From Rocket Science to Social Media


Born in India, Harleen Kaur had worked hard to build a remarkable career in the aerospace industry. She was the only woman among 80 students in the aerospace engineering program in her 2004 class at Ryerson University in Toronto. After receiving her master’s from the International Space University in France, Kaur designed, built and helped launch NASA rockets that blasted as far away as Pluto, plus Earth-observation satellites that continue to orbit the planet. In 2009, she moved to the jet engine department of Rolls-Royce, where she was a vice president.

But in 2013, Kaur jettisoned it all for a startup social networking app, uCiC (as in, “You see, I see”), which she cofounded with her brother, Sukhsagar Singh, in 2014. The app allows users to ask each other for real-time photographs and videos of locations they’re interested in viewing. For example, if you’re looking for a certain Korean taco truck, uCiC users deliver the information, with images and videos, in real time. Is that smoke in the distance coming from your house, as you fight traffic to get close? Those at the scene will let you know.

The marketplace for new apps is incredibly competitive, and uCiC is far from a guaranteed success. So why did Kaur make the leap from space travel to mobile apps?

“I was finding it difficult to answer the question, What difference have I have made today?” she says. “Being in a big organization is like being a cog in a big machine, and sometimes it is very hard to point out your own contribution. Also, I felt like I had peaked in my learning curve. At Rolls-Royce, I was an anomaly for being the youngest and the first female VP. I knew I had to wait at least five years, perhaps 10, before I could move to the next challenge”
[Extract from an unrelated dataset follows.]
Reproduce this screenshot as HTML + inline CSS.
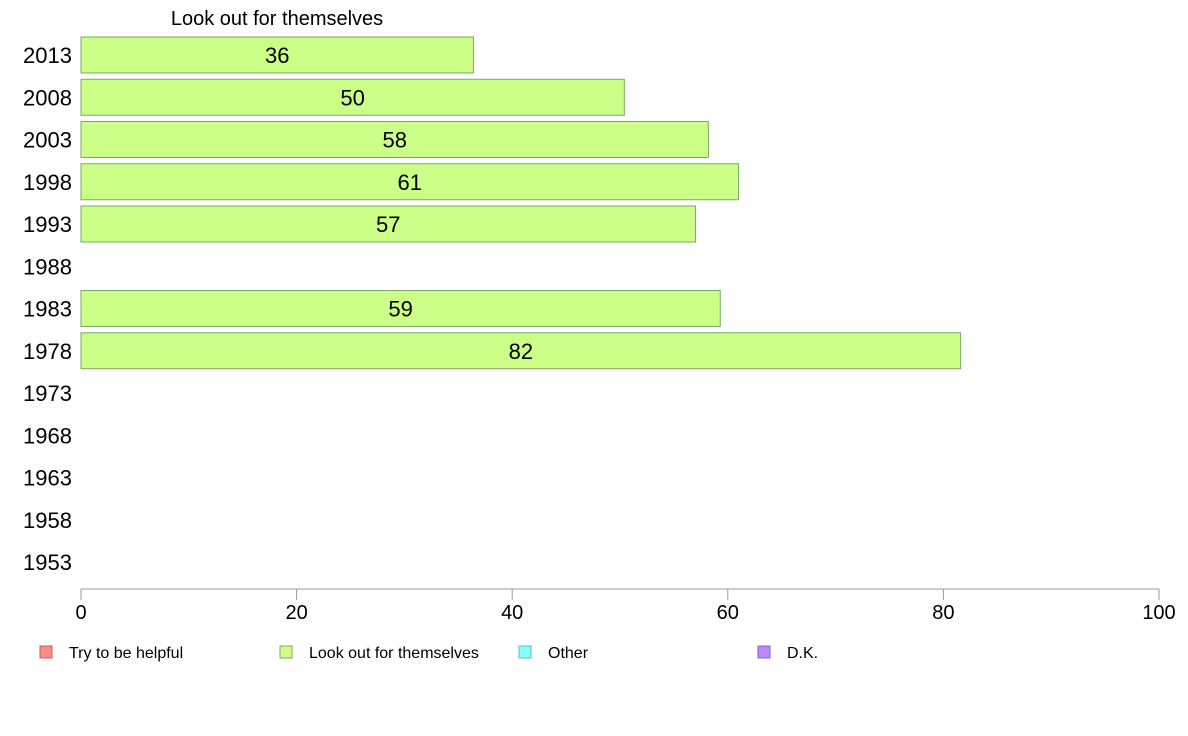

Starting her own company has been a totally different kind of challenge for Kaur. “I love it, but it is much more difficult than I thought it would be,” she says. “Building my own startup has been by far the most challenging thing I have ever done. In a job, you go in with a title, and there are certain assumptions people attached to that title—people listen to you more intently. As opposed to me being a founder of a no-name startup, where you must fight for everyone’s attention.”

The initial round of funding for uCiC, under the DBA name Snapwise Inc., came from Kaur’s and Singh’s savings. Now based in Toronto, they won a grant from the Canadian government and used an angel round of funding to continue the business.

According to Kaur, uCiC has been used more than 2 million times as of early 2017, in 180 countries and by 350,000 users. Her first corporate partner is the Weather Channel (think about getting storm predictions and damage assessments from those on the spot). And uCiC won the Best New App award at the Consumer Electronics Show in Las Vegas in 2015.